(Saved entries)

■ ■ ■ ■ ■ ■ ■

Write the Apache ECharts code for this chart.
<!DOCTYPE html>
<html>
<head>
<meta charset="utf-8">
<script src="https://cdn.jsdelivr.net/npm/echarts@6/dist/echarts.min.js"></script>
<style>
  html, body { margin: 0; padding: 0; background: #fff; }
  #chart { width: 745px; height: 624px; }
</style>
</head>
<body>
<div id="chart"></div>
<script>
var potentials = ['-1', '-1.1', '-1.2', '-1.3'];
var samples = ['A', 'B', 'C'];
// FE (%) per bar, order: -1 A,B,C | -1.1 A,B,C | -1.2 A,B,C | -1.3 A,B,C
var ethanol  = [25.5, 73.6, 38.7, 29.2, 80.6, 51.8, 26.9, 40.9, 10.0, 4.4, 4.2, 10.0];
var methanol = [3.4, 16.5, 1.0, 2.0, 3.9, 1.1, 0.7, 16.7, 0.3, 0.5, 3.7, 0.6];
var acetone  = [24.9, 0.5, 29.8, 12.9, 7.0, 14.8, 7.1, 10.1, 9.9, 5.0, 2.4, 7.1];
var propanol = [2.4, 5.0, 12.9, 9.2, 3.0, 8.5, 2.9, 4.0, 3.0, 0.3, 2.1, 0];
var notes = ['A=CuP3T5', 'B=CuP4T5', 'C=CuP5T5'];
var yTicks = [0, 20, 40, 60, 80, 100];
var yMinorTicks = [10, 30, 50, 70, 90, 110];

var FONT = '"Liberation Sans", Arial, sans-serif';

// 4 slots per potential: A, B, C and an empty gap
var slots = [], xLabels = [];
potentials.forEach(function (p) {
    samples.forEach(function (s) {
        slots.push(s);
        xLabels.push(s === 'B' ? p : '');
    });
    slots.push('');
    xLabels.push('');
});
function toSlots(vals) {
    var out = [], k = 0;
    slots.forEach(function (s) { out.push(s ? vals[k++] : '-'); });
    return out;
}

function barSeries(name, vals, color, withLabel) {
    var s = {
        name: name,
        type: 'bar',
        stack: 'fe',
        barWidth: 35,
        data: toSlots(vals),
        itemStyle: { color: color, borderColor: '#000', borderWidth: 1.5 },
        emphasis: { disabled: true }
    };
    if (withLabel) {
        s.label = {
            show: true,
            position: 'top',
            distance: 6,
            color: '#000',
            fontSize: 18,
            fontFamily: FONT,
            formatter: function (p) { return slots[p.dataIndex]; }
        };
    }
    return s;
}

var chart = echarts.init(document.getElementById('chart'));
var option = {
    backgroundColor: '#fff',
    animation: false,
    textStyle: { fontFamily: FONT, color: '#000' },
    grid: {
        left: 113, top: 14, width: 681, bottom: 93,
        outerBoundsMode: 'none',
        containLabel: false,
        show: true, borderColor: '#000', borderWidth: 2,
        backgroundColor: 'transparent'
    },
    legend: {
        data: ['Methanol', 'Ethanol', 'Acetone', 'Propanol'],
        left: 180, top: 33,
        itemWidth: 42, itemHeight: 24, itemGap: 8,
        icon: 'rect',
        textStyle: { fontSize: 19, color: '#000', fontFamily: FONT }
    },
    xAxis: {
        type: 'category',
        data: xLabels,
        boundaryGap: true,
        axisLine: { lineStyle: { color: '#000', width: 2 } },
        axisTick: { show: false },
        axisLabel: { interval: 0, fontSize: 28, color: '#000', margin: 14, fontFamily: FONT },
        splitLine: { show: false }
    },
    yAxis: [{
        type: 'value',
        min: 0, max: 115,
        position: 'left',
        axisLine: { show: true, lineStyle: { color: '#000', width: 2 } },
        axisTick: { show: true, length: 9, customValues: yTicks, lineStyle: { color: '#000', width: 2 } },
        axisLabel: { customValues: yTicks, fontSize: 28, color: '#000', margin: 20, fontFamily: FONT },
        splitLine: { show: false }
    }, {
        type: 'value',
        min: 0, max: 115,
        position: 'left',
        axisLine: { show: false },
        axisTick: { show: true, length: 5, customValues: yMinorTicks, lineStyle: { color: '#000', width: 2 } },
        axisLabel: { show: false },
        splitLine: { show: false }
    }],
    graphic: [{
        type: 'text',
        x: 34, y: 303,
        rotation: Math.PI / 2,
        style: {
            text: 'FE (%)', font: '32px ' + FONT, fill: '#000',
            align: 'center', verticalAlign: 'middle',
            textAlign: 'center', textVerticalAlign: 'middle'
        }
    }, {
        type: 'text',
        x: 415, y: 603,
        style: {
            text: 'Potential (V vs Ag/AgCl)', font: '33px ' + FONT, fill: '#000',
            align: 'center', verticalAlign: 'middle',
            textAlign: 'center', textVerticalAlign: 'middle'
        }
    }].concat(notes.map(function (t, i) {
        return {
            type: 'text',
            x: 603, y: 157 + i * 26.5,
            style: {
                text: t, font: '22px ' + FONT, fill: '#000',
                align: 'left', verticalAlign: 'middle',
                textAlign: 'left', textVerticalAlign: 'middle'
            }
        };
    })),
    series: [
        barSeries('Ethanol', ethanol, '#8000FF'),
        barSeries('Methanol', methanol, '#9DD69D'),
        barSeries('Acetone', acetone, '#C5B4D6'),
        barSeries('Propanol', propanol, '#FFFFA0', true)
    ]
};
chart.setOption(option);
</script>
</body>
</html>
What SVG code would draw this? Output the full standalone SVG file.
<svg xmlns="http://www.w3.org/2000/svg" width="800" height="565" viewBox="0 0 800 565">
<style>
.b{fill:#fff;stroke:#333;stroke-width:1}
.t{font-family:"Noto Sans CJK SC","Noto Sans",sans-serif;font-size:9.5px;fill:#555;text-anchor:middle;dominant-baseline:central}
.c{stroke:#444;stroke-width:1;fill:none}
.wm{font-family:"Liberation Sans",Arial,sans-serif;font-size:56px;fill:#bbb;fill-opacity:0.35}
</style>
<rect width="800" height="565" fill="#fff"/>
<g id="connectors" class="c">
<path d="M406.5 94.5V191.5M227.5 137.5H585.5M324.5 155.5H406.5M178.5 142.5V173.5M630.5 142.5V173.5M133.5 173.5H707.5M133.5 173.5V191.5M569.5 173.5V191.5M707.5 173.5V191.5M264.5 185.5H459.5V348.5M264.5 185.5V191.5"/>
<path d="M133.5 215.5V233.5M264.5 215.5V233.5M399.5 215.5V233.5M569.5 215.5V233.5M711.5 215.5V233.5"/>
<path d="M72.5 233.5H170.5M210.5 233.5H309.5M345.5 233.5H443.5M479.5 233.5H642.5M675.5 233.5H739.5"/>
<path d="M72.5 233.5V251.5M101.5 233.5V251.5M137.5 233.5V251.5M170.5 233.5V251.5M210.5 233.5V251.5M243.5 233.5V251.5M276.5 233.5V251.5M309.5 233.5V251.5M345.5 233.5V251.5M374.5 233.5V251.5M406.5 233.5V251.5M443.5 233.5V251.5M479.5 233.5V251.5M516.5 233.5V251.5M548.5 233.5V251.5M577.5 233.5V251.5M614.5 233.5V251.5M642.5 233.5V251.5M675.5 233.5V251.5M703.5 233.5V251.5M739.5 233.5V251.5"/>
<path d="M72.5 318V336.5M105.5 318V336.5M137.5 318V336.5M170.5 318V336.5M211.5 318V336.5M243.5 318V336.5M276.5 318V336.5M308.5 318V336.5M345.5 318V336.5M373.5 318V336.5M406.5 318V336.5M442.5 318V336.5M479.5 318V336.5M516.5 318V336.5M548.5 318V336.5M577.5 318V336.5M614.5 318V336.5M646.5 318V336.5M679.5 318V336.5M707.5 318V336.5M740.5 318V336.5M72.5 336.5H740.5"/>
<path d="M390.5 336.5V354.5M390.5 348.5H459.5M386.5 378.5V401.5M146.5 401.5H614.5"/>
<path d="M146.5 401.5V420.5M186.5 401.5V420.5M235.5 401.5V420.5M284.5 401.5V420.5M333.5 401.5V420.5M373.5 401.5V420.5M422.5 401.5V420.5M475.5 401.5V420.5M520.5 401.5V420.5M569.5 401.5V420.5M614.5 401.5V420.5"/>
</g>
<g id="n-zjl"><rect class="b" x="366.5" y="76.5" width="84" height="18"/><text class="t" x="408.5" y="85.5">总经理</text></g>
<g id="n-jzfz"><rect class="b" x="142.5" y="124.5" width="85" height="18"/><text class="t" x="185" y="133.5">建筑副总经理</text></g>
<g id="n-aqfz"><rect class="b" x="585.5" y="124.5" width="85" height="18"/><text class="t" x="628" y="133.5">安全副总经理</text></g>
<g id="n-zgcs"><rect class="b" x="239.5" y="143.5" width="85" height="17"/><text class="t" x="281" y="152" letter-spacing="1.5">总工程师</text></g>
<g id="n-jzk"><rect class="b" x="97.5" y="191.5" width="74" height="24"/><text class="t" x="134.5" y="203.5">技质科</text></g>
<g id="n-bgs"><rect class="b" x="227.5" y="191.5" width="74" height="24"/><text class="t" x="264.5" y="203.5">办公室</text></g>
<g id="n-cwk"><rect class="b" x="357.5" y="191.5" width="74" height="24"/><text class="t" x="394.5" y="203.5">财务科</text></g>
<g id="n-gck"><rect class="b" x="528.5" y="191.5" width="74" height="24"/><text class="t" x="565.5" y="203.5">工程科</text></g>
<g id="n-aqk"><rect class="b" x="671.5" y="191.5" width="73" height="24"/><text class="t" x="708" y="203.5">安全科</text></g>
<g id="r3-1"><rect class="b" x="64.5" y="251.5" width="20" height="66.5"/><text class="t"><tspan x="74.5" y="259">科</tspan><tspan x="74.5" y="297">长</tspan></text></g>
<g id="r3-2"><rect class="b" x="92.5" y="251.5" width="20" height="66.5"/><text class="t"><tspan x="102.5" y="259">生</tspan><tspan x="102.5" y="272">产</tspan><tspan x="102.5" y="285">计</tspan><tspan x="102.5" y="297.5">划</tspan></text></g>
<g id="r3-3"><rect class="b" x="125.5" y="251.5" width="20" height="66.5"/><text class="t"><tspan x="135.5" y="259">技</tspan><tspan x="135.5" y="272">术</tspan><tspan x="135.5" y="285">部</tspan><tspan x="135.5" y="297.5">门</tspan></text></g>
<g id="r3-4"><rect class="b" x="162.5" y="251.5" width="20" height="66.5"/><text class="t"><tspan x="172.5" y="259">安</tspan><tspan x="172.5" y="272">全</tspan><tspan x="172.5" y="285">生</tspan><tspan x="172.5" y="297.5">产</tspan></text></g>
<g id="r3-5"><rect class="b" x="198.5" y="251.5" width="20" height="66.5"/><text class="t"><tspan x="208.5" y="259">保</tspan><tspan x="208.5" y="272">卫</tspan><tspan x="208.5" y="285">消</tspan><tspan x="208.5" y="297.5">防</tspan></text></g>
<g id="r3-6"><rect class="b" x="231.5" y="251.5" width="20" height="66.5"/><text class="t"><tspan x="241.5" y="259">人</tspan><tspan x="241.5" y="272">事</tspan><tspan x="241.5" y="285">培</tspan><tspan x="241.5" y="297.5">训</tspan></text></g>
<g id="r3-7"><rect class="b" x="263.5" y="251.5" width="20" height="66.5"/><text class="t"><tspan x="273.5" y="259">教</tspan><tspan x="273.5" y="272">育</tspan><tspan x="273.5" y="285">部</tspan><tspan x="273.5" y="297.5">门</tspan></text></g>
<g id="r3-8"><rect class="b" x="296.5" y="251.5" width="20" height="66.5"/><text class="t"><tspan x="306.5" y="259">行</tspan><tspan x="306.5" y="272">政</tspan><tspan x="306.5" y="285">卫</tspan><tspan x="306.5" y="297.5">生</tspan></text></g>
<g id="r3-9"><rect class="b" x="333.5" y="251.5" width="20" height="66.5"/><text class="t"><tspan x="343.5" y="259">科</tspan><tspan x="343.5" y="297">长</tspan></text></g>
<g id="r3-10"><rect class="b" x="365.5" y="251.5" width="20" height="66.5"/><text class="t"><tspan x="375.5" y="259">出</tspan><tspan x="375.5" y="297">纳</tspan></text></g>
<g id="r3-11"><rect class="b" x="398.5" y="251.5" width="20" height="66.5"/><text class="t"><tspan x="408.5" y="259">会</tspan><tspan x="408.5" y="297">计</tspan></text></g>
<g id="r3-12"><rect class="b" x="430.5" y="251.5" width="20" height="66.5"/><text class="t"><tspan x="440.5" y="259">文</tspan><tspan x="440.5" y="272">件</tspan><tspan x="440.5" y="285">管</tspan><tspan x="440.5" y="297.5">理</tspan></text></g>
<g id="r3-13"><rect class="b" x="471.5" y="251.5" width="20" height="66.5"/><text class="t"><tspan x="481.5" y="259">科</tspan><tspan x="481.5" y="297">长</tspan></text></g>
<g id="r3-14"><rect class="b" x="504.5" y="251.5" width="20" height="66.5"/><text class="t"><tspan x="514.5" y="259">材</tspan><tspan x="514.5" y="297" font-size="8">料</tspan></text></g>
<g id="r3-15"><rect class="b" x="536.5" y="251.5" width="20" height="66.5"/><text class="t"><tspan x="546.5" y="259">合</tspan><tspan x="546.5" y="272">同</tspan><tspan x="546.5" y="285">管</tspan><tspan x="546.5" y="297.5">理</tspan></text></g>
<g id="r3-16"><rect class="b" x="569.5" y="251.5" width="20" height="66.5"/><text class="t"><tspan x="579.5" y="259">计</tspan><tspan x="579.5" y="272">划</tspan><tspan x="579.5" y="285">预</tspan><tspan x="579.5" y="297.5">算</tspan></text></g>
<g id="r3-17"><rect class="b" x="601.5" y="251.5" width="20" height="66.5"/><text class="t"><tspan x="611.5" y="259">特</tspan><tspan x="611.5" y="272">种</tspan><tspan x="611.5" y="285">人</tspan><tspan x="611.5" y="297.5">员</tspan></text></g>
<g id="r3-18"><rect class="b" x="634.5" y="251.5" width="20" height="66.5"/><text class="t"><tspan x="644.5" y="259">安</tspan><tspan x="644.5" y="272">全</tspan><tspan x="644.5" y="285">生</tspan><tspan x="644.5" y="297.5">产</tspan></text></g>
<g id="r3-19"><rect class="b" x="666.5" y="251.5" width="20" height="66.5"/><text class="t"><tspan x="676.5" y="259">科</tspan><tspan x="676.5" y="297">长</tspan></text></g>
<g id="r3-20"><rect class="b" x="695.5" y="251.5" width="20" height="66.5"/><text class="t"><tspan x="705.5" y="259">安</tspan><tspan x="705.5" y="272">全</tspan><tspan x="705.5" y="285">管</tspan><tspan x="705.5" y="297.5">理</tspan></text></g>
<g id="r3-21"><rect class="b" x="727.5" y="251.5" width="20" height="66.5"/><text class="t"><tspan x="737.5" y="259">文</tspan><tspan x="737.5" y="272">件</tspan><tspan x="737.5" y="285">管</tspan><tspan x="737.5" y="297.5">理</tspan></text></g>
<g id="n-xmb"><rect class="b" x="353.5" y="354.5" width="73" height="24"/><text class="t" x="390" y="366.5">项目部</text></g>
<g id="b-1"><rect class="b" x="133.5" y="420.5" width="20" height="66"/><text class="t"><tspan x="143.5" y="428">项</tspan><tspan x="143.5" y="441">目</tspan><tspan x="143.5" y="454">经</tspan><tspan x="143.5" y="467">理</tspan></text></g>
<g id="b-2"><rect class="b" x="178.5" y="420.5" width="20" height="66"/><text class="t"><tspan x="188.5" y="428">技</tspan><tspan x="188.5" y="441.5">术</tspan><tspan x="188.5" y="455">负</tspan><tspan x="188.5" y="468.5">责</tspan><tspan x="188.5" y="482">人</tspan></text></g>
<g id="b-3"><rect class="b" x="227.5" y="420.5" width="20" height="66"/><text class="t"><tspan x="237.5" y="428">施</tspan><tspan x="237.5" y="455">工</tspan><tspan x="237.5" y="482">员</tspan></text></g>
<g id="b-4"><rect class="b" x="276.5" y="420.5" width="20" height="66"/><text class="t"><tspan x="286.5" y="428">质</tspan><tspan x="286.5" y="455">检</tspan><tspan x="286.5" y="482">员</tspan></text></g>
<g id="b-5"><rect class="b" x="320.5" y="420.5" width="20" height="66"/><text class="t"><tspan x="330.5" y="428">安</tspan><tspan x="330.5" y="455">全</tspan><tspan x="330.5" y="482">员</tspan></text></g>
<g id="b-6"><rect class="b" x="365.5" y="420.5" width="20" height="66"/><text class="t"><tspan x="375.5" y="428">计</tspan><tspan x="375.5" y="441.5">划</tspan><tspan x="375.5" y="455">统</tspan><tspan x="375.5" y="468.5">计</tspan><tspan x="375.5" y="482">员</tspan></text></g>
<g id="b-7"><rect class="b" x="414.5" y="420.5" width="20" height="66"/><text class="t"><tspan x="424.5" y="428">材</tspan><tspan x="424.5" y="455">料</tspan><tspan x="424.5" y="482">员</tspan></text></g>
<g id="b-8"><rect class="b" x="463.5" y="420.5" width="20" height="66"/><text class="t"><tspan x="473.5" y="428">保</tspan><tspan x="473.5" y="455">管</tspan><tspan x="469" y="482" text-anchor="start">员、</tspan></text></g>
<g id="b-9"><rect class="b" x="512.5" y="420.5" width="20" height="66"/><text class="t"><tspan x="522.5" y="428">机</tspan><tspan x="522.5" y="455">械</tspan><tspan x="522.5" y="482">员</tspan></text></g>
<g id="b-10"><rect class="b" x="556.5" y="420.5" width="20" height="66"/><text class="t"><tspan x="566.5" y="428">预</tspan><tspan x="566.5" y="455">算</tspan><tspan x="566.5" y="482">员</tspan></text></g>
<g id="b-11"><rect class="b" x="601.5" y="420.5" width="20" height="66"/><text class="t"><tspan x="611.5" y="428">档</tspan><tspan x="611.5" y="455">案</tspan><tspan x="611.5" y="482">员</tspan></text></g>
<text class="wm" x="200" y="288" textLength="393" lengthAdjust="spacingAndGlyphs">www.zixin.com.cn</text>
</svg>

■ ■ ■ ■ ■ ■ ■

» **What is needed**
Return exactly the opening lines of the listing above, ending with the line that has "var yMinorTicks = [10, 30, 50, 70, 90, 110];".

» **Task output**
Write the Apache ECharts code for this chart.
<!DOCTYPE html>
<html>
<head>
<meta charset="utf-8">
<script src="https://cdn.jsdelivr.net/npm/echarts@6/dist/echarts.min.js"></script>
<style>
  html, body { margin: 0; padding: 0; background: #fff; }
  #chart { width: 745px; height: 624px; }
</style>
</head>
<body>
<div id="chart"></div>
<script>
var potentials = ['-1', '-1.1', '-1.2', '-1.3'];
var samples = ['A', 'B', 'C'];
// FE (%) per bar, order: -1 A,B,C | -1.1 A,B,C | -1.2 A,B,C | -1.3 A,B,C
var ethanol  = [25.5, 73.6, 38.7, 29.2, 80.6, 51.8, 26.9, 40.9, 10.0, 4.4, 4.2, 10.0];
var methanol = [3.4, 16.5, 1.0, 2.0, 3.9, 1.1, 0.7, 16.7, 0.3, 0.5, 3.7, 0.6];
var acetone  = [24.9, 0.5, 29.8, 12.9, 7.0, 14.8, 7.1, 10.1, 9.9, 5.0, 2.4, 7.1];
var propanol = [2.4, 5.0, 12.9, 9.2, 3.0, 8.5, 2.9, 4.0, 3.0, 0.3, 2.1, 0];
var notes = ['A=CuP3T5', 'B=CuP4T5', 'C=CuP5T5'];
var yTicks = [0, 20, 40, 60, 80, 100];
var yMinorTicks = [10, 30, 50, 70, 90, 110];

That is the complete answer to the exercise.